Resolving the matter isn’t as simple as the U.S. telling China to stop. Addressing intellectual property is a delicate endeavor. China is the U.S.’ largest trading partner, so the U.S. doesn’t want the relationship to sour. However, China’s alleged intellectual property theft costs as much as US$600 billion per year, according to Trump’s administration, and infuriates U.S. companies that rely on intellectual property protection as a course of business.

Chinese intellectual property

In terms of black-letter law, China’s intellectual property regime doesn’t look significantly different from that of the U.S.

Broadly speaking, China recognizes three types of “industrial property”: Copyright, trademark and patent. Its patent designation is composed of three categories:

  • Design: “Any new design of the shape, the pattern or their combination, or thecombination of the color with shape or pattern, of a product, which creates an aesthetic feeling and is fit for industrial application.
  • Utility model: “Any new technical solution relating to the shape, the structure, or their combination of a product which is fit for practical use.”
  • Invention: “Any technical solution relating to a product, a process or improvement.”

Design and utility model patents last 10 years and invention patents last 20 years from the application date, respectively.

Just because Chinese intellectual property looks superficially similar to its U.S. counterpart, however, does not mean it is observed and enforced comparably.

The western concept of intellectual property is fairly new to China, which only implemented its patent system in 1984.

“The main difference is the historical situation,” Kretschmer said. “In the U.S., the first patent law was 1790. In the Chinese system, it didn’t come until the 1980s. They established their system much, much later.”

The western way of looking at intellectual property struggles to gain traction because it is based on the concept of individual value, whereas Chinese culture more greatly values the common good. In an intellectual property context, this means China is less interested in the benefit of the individual right-holder and more interested in the community-wide good that comes from dissemination. It’s a difference in philosophy that, at best, irks companies and, at worst, causes significant economic harm and brand injury.

“Now that we have globalization, a lot of companies are really upset about the stealing of international property,” Kretschmer said. “It’s a big problem for companies. I’ve heard about car parts that are imitations and are brought to market, they don’t work well, and that creates trade problems, safety problems and a potential reputation problem for the companies.”

What happens next?

Although Trump called the request “a very big move,” imminent action isn’t likely. The preliminary investigation will take U.S. Trade Representative Robert Lighthizer a year. Only after Lighthizer’s inquest will it be determined whether a formal investigation is necessary, and only after such a hypothetical probe would tariffs be assessed.

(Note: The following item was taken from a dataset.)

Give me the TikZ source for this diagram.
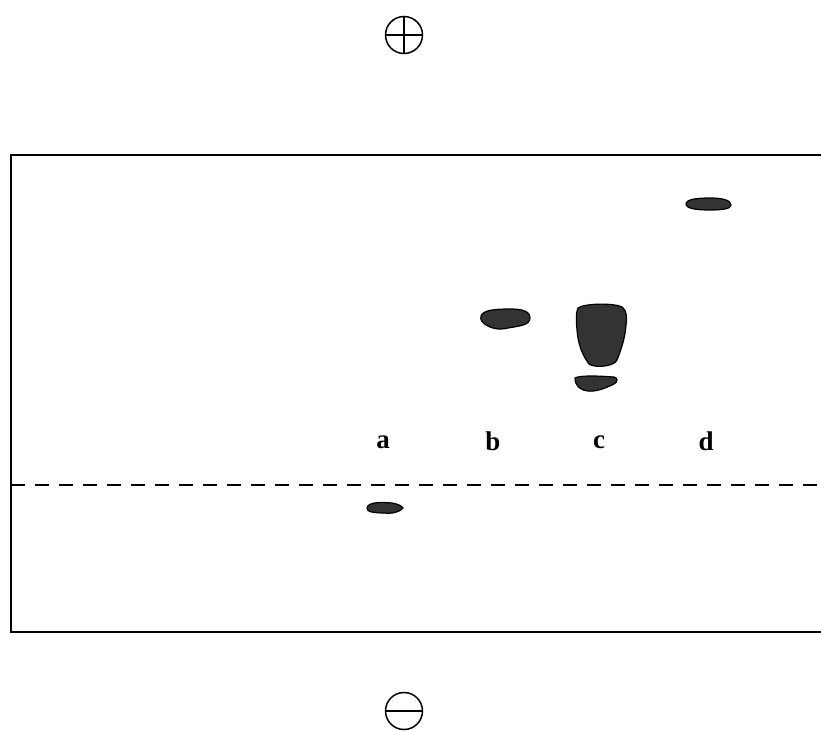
\documentclass[tikz,border=0pt]{standalone}
\usepackage{fontspec}
\setmainfont{Liberation Serif}
\usetikzlibrary{shapes.geometric}
\begin{document}
\begin{tikzpicture}[x=1pt,y=-1pt,
  band/.style={fill=black!80, draw=black, line width=1.2pt},
  lbl/.style={font=\fontsize{27}{27}\selectfont\bfseries},
  pole/.style={circle, draw, line width=1.5pt, minimum size=37pt, inner sep=0pt}]
\useasboundingbox (0,0) rectangle (821,731);
% frame
\coordinate (tr) at (821,155);
\coordinate (tl) at (11,155);
\coordinate (bl) at (11,632);
\coordinate (br) at (821,632);
\draw[line width=1.5pt] (tr) -- (tl) -- (bl) -- (br);
\coordinate (dl) at (11,485);
\coordinate (dr) at (821,485);
\draw[line width=1.1pt, dash pattern=on 14pt off 10pt] (dl) -- (dr);
% poles
\node[pole] (plus) at (404,35) {};
\draw[line width=1.5pt] (plus.west) -- (plus.east) (plus.north) -- (plus.south);
\node[pole] (minus) at (404,711) {};
\draw[line width=1.5pt] (minus.west) -- (minus.east);
% labels
\node[lbl] (la) at (383,442) {a};
\node[lbl] (lb) at (493,441) {b};
\node[lbl] (lc) at (599,442) {c};
\node[lbl] (ld) at (706,441) {d};
% bands
\path[band] (367,508) .. controls (368,502) and (380,502) .. (392,503) .. controls (398,504) and (402,506) .. (403,508) .. controls (400,512) and (392,514) .. (384,513) .. controls (375,513) and (366,512) .. (367,508) -- cycle;
\path[band] (481,316) .. controls (483,310) and (495,309) .. (510,309) .. controls (522,309) and (530,311) .. (530,318) .. controls (530,325) and (520,326) .. (508,328) .. controls (500,330) and (492,329) .. (486,325) .. controls (482,322) and (480,320) .. (481,316) -- cycle;
\path[band] (578,308) .. controls (585,303) and (615,303) .. (622,307) .. controls (627,310) and (627,318) .. (626,325) .. controls (625,340) and (620,352) .. (617,360) .. controls (614,367) and (594,368) .. (589,364) .. controls (583,356) and (578,345) .. (577,330) .. controls (576,320) and (576,312) .. (578,308) -- cycle;
\path[band] (575,378) .. controls (580,375) and (600,376) .. (614,377) .. controls (618,378) and (618,382) .. (614,384) .. controls (606,388) and (596,392) .. (588,391) .. controls (580,390) and (575,386) .. (575,378) -- cycle;
\path[band] (686,204) .. controls (686,199) and (698,198) .. (710,198) .. controls (722,198) and (731,200) .. (731,205) .. controls (731,209) and (722,210) .. (710,210) .. controls (698,210) and (686,209) .. (686,204) -- cycle;
\end{tikzpicture}
\end{document}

Although President Trump spoke strongly about bringing China to heel as he was campaigning for the Oval Office, it is doubtful the situation would progress to the point of significant trade punishments. While U.S. companies dislike China’s liberal attitude toward their intellectual property, they want access to the gigantic Chinese consumer market. The Trump administration is also looking to China to help control North Korea, which it may be able to accomplish as one of the country’s few trading partners.